米国NIHがいきすぎた「選択と集中」を是正へ

米国NIHの決断

米国NIH(アメリカ国立衛生研究所)が研究費分配に画期的な変化を導入することを決定した。ひとりの研究者が持てる研究費の量に上限を導入することで、少数のシニア研究者に過剰に研究費が集中し若手~中間層の研究者が研究費を取りにくい状況を改善するというのである。上限はNIHの通常のグラント(R01)の3つ分まで程度になるという。

このNIHの政策は、日本においても行われてきた「選択と集中」の科学政策の真逆をいくものであり、行き過ぎた「選択と集中」からの適度な巻き戻しであるとみてよい。医学生物学研究においては世界的に見て、いわゆるビッグラボという、名の通った教授・研究リーダーの主宰する研究室に過剰に研究資金が集中する状況が広がっているが、これが果たして効率的な予算の使い方なのか、長期的にみて正しい科学政策なのか疑問を持つ人は多かった。

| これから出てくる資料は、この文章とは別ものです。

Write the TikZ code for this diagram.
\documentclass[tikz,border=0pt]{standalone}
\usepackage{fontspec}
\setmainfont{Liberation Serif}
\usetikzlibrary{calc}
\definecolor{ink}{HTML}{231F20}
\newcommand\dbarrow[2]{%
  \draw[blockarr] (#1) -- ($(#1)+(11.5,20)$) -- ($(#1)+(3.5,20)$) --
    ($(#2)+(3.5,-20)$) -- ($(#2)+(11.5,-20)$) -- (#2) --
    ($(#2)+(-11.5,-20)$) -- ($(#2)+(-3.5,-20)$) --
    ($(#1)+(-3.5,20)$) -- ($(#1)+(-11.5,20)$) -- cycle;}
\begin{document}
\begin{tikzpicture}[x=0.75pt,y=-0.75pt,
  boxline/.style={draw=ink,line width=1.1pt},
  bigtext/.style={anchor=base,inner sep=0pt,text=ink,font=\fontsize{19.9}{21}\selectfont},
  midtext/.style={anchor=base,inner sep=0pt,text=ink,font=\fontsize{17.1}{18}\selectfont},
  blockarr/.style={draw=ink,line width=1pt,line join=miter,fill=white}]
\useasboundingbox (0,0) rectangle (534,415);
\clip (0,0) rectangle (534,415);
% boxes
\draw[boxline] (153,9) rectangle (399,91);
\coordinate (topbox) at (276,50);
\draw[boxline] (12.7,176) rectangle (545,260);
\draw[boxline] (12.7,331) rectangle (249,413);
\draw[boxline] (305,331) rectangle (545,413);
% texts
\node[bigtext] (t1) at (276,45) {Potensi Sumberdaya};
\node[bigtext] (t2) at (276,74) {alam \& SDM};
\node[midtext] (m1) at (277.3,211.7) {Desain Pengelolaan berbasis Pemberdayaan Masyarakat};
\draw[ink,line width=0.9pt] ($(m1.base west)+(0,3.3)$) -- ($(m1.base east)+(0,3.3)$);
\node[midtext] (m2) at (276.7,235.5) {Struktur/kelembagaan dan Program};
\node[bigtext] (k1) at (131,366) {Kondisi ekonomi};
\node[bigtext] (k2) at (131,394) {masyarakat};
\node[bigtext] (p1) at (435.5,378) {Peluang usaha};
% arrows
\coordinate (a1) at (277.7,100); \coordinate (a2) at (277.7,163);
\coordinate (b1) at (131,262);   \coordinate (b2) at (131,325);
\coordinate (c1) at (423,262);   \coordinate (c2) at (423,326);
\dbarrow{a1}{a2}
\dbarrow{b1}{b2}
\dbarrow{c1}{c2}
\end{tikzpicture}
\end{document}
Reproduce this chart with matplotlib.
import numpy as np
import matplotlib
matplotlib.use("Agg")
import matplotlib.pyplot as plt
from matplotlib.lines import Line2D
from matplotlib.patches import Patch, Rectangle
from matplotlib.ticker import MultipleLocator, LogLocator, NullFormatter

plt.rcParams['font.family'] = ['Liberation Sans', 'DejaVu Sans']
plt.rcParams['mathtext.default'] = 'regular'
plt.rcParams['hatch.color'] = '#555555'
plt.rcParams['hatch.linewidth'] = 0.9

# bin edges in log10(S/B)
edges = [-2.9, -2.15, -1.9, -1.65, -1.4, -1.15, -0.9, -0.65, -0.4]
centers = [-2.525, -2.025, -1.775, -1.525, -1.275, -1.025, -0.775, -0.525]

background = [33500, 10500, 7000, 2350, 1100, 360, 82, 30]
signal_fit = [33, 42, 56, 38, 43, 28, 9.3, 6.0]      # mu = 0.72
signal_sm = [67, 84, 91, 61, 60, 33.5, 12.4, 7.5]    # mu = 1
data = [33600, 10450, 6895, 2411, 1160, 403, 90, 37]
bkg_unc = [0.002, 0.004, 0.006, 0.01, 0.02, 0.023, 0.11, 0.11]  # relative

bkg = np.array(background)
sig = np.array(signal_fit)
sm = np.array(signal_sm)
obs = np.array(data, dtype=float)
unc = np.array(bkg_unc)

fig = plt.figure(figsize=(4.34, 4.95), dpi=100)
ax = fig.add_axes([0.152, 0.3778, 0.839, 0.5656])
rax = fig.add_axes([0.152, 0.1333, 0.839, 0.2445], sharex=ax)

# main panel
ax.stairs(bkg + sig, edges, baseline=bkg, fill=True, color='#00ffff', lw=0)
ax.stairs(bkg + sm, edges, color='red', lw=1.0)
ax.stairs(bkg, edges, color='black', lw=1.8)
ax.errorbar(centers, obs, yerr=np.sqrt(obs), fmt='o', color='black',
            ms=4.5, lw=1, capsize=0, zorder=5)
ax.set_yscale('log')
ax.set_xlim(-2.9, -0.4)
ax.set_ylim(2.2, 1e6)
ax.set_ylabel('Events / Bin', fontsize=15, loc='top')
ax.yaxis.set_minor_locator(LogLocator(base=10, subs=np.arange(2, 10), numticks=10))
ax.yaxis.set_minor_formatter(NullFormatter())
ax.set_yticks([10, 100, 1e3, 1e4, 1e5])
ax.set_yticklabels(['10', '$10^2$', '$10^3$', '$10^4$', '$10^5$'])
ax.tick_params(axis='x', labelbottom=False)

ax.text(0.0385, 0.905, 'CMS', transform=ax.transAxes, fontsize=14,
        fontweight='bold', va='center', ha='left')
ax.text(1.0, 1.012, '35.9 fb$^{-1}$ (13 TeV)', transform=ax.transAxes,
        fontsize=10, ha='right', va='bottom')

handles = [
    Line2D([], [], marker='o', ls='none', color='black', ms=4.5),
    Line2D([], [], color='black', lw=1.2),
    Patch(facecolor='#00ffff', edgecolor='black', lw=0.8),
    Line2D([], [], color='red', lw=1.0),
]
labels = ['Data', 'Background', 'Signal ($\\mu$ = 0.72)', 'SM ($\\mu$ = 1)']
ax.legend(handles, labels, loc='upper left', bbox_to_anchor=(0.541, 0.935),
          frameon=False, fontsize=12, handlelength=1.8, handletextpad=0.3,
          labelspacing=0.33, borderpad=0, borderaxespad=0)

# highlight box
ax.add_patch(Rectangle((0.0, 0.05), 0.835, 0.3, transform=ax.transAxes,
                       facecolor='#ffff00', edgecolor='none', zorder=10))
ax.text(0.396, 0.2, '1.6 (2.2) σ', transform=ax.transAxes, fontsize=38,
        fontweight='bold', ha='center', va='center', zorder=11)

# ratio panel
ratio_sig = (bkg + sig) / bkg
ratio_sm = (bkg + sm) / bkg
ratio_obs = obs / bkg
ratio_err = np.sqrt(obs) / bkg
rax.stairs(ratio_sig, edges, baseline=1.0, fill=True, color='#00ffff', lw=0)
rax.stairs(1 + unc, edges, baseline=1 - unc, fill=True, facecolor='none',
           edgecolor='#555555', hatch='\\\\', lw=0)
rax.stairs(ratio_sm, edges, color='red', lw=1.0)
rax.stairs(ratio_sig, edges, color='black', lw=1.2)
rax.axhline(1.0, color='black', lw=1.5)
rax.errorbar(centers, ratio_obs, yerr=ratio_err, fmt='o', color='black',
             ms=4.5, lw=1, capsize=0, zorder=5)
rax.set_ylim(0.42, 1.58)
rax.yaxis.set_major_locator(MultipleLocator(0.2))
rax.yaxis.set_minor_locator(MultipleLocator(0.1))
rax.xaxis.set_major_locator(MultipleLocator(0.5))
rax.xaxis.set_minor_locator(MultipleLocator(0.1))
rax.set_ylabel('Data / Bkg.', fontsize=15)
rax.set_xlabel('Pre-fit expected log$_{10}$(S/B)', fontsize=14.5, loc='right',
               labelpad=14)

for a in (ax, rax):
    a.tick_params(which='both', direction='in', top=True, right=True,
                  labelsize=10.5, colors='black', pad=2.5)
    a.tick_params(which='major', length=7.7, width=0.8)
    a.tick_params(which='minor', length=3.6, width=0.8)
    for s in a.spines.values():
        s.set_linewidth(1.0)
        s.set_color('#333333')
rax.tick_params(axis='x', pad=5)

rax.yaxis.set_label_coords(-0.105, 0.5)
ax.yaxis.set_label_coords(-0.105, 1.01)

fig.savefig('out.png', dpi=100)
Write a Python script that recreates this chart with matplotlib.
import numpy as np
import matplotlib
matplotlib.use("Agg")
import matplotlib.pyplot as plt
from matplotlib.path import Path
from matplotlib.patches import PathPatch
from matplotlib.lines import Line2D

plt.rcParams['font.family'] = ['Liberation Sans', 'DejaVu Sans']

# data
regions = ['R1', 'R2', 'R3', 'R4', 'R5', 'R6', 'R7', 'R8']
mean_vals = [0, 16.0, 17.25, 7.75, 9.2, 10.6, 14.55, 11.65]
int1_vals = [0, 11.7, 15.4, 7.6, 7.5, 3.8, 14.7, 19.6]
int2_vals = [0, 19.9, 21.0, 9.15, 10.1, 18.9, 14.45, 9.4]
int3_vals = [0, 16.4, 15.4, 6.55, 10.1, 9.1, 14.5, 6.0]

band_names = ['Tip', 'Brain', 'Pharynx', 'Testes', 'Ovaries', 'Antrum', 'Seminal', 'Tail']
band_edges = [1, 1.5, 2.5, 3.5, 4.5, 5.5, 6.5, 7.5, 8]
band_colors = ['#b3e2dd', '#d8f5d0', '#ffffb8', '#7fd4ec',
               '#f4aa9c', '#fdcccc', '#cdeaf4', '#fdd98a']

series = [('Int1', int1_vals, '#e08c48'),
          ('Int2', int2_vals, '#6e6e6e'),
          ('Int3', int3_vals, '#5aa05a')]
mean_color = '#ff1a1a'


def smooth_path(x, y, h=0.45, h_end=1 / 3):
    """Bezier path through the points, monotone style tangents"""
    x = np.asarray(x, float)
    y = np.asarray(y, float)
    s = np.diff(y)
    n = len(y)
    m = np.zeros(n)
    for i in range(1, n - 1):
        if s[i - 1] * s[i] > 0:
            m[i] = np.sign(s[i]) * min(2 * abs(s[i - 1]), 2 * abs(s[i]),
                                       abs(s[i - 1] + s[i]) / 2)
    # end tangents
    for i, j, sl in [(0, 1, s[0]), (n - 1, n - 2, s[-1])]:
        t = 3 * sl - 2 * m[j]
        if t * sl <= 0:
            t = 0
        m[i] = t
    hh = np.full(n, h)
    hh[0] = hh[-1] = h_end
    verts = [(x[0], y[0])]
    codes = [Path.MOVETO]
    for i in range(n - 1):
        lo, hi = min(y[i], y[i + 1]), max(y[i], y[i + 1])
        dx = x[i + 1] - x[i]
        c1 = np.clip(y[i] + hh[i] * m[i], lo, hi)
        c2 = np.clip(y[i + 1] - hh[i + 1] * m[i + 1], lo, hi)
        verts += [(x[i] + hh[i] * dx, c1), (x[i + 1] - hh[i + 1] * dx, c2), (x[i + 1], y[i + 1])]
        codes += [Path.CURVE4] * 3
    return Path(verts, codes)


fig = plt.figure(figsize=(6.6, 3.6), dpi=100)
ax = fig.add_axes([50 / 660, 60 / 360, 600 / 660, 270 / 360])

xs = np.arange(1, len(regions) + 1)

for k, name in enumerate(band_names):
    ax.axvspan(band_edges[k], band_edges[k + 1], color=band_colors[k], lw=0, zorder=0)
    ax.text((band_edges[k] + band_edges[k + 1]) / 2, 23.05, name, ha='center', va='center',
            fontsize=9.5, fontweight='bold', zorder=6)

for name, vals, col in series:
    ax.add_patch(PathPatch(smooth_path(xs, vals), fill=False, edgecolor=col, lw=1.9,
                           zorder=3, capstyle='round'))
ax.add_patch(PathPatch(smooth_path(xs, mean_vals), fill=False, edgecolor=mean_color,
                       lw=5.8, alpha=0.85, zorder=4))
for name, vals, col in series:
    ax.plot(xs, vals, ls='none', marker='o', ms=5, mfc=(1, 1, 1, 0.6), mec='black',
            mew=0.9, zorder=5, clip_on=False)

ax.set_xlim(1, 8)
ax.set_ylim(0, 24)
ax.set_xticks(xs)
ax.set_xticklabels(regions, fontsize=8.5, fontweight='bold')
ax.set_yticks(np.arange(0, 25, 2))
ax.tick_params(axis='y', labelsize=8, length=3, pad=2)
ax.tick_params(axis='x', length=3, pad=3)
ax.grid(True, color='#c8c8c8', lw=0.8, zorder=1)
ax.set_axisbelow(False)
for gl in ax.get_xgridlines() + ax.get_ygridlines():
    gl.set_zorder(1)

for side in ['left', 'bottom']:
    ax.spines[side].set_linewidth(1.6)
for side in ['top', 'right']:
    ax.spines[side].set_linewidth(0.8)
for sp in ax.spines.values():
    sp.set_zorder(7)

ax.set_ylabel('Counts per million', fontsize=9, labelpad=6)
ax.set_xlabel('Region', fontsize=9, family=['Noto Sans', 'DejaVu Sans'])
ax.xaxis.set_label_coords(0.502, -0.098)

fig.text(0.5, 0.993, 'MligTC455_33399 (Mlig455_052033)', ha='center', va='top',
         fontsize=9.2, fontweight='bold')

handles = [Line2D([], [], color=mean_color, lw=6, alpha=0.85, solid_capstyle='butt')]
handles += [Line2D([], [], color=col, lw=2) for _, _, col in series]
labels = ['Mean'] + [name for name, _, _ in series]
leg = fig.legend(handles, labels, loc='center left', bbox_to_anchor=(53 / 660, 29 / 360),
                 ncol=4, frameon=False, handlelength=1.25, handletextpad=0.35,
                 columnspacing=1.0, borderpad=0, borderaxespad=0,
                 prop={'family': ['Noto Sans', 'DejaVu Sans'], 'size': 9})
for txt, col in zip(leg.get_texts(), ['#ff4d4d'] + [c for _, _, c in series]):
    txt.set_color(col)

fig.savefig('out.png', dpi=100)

NIH所長「科学における発見は予想できないものだから、多様な医学生物学研究に従事しているよりたくさんの研究者を支援することが、少数の研究室に資金を集中させるよりも、我々の支援できる科学研究からうまれる重要な発見の数を最大化することができると信じるに足る理由がある」

共同研究を利用すれば新しい上限制度にも抜け道があるのではないかという疑問もなげかけられているが、NIHの決断が予定通り実施されれば、上限がかかるのは全研究室のうち6%にすぎない一方で、1600の新しい研究グラントを創設できるという。

米国の科学についてはトランプ政権誕生で悲観的な見方が広がったが、この決定は米国の科学が健在であること、(この冬の時代においてすら)成長する可能性があることを示していると思う。

日本の科学政策における選択と集中

最近日本の大学の研究力の低下が嘆かれている。一番わかりやすい問題は大学運営のための予算(大学運営交付金)を強制的に急速に削減したことで大学崩壊に至ってしまったことである。ここで重要なこととして、大学運営交付金の削減は、獲得型研究資金の増額と同時に行われてきたことであり、大学運営交付金削減による大学崩壊と「選択と集中」による研究レベルの低下は表裏の関係にある。

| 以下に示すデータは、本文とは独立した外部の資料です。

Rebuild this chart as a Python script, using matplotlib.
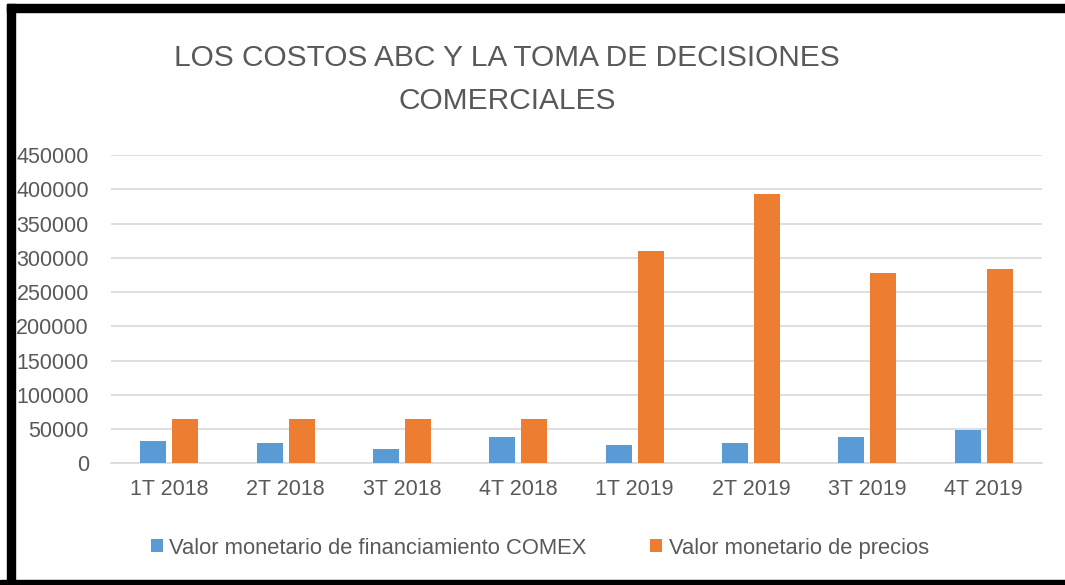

いま成功している研究者に集中して資金を投下してばかりいると、下から発見と技術を積み上げていくタイプの革新的な研究者が育たなくなることであろう。すでに世界的に名の通っている研究者への研究資金の過剰な集中を推し進めれば、まだ有名ではない若手・中間層の研究者が独立できなくなる。独立できなければ、世界的に名の通った研究者にはなれない。そして本来独立してさえいれば新規発見を行えたはずの若手・中間層の研究者が、シニア研究者にいわゆるピペド(ピペット奴隷)として使われる状況が長続きするようになる。これでは新しい発想に基づく研究は育たない。新しい発見や技術の創出には5年や10年かかることはざらなので、このようにして将来の芽をつぶしていれば、5年、10年単位で先細りになっていくのは当然であろう。

大学運営交付金の削減と「選択と集中」2002年ーの小泉内閣で決定・実施された政策である。それから15年たったところで、日本の大学における研究力の低下が著明になった。これらの政策の失敗を直視し政策の転換を考えるべきことが誰の目にも明らかになってからすでに久しい。時間はもうあまりない。